Presiden RI ke 7, Pak Jokowi mengungkapkan bahwa adanya pro dan kontra terhadap kebijakan Tapera ini merupakan sesuatu hal yang  biasa. Seperti sebelum-sebelumnya, saat ada kebijakan mengenai BPJS Kesehatan yang juga menilai pro kontra, namun akhirnya masyarakat menyadari manfaatnya.
Menurut penulis, analogi yang diambil kurang apple to apple. Kebijakan mengenai BPJS Kesehatan dan Tapera sangat berbeda. BPJS Kesehatan bisa dirasakan manfaatnya oleh masyarakat dalam waktu yang singkat, yakni ketika masyarakat sakit. Benefitnya bisa menikmati rawat inap, obat dan fasilitas kesehatan lainnya. Berbeda halnya dengan Kebijakan Tapera, yang mana hasil menabungnya baru bisa diambil setelah masa kepesertaan berakhir yakni saat usia 58 tahun.
Sisi negatif dari kebijakan Tapera ini terletak di kata "wajib". Seluruh masyarakat yang  pendapatannya diatas UMR dan pemberi kerja dikenakan iuran perbulan tanpa terkecuali. Akhirnya jadi semacam tabungan paksa. Orang kaya yang tidak memiliki kebutuhan terkait rumah pun diwajibkan memberikan iurannya, karena ini sifatnya tabungan dan nantinya bisa diambil kembali. Namun hal ini akan menjadi masalah, karena tidak semua orang kaya ingin menabung dalam bentuk mempercayakan dananya kepada negara. Ada yang memiliki preferensi memutar uangnya di dunia bisnis atau yang lainnya. Sehingga kebijakan ini terkesan pukul rata, tidak melihat kebutuhan rakyat dengan spesifik.

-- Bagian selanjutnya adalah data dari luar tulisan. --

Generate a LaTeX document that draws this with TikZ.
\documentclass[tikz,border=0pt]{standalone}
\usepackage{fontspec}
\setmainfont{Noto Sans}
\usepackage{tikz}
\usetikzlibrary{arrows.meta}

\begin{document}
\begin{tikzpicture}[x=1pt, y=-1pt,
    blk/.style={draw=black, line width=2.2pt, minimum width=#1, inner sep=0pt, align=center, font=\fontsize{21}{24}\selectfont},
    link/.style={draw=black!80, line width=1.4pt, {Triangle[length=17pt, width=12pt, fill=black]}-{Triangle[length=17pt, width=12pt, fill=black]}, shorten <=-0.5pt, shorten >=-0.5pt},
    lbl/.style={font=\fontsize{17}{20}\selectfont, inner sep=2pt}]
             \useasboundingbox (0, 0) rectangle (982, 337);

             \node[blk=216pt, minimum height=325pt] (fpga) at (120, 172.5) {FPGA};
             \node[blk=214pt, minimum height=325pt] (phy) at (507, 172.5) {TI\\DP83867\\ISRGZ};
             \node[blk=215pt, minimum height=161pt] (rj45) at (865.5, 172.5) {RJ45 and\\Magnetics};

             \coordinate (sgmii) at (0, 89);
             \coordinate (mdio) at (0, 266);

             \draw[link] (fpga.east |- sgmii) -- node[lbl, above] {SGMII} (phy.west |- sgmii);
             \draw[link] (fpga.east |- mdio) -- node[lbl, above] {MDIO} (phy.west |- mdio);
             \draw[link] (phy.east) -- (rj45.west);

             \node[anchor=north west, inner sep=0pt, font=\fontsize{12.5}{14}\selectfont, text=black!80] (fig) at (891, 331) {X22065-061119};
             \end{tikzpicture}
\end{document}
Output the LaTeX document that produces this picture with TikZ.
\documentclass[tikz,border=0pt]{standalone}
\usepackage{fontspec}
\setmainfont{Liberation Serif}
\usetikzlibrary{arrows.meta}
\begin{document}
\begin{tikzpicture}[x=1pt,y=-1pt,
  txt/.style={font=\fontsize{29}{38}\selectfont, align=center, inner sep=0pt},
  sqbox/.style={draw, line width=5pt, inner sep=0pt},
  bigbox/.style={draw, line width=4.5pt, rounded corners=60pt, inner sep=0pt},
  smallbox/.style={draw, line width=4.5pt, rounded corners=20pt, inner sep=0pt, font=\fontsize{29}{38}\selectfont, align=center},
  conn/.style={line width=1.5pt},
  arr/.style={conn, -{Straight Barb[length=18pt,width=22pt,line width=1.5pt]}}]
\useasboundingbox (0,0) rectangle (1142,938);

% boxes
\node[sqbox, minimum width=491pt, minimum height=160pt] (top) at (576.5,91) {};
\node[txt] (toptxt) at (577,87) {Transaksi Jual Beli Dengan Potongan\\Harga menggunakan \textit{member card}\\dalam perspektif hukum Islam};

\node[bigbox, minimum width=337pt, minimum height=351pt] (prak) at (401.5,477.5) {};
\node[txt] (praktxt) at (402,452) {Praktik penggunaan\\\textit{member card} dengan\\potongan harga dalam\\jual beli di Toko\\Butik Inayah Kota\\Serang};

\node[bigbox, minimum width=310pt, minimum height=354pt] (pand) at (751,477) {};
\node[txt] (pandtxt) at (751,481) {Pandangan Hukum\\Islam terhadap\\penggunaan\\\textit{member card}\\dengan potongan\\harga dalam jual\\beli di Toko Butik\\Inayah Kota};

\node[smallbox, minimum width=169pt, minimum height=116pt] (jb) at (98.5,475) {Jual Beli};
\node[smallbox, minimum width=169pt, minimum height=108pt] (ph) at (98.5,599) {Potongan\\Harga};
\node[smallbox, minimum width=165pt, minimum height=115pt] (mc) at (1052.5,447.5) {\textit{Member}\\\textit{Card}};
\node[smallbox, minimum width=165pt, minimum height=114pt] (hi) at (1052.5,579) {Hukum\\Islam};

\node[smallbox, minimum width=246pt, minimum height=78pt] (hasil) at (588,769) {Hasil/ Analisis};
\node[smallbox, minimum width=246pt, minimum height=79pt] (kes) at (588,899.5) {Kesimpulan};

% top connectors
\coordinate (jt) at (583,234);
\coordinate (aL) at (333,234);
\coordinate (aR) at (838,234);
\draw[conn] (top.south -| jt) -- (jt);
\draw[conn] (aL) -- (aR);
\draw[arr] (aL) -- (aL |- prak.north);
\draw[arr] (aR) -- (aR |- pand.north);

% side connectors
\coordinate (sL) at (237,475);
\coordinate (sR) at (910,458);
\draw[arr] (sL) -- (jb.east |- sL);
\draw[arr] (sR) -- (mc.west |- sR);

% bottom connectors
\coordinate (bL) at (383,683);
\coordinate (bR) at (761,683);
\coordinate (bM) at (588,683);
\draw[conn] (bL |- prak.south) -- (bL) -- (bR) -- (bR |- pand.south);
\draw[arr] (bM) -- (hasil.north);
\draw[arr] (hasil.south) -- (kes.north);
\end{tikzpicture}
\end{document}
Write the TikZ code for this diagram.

Apa pendasaran aturan Tapera ini bersifat mengikat dan wajib? Jika jawabannya ada pada asas gotong royong subsidi silang, maka patut dipertanyakan. Sejak kapan mensubsidi rakyat menjadi kewajiban sesama rakyat? Bukankah subsidi lebih tepatnya dari pemerintah untuk rakyatnya? Lantas, peran negara ada di bagian mana di dalam penyelenggaraan Tapera ini?
Selain itu, apakah sudah betul-betul dikaji mengenai urgensi masyarakat membutuhkan rumah? Apakah semua masyarakat menginginkan rumah? Bagaimana jika ada dari mereka yang memilih untuk hidup nomaden berpindah-pindah kota? Bagaimana dengan mereka yang sudah memiliki rumah atau yang sudah mengambil KPR dan sedang mencicil rumah?
Jika memang setiap aturan yang dibentuk berdasarkan kepentingan rakyat, maka kepentingan rakyat yang mana yang sedang pemerintah wakili dibalik kebijakan tentang Tapera ini? Padahal fakta di lapangan, justru rakyat banyak mengeluhkan baik dari pekerja maupun pengusaha.
Mengapa dana JHT (Jaminan Hari Tua) yang sudah termasuk kedalam potongan BPJS dan bisa dimaksimalkan untuk pengadaan program Tapera ini tidak dimaksimalkan saja? Mengapa harus diadakan pemotongan gaji lagi?
Selain itu, temuan BPK Dana Pensiunan senilai 567 Miliar belum cair. Sebanyak 124.960 peserta belum menerima pengembalian dana tersebut, padahal sudah berakhir masa kepesertaannya karena meninggal atau karena sudah pensiun.
Menyoal kasus korupsi di program pengumpulan dana rakyat yang sudah terjadi, seperti Jiwasraya dan Asabri. Penulis kira, rakyat memiliki trust issue tersendiri kepada pemerintah. Tidak ada jaminan, dana yang dikelola dalam Tapera ini akan bersih dari korupsi karena memang sejarahnya cukup kelam.
Menurut penulis, faktor ketidakpercayaan itu menjadi faktor yang cukup dominan yang menyebabkan banyaknya pihak beramai-ramai menolak kebijakan Tapera ini. Seandainya pemerintah memiliki sejarah yang baik dalam mewujudkan program-program tanpa korupsi, penulis yakin rakyat pun akan menyambut kebijakan Tapera ini dengan tangan terbuka.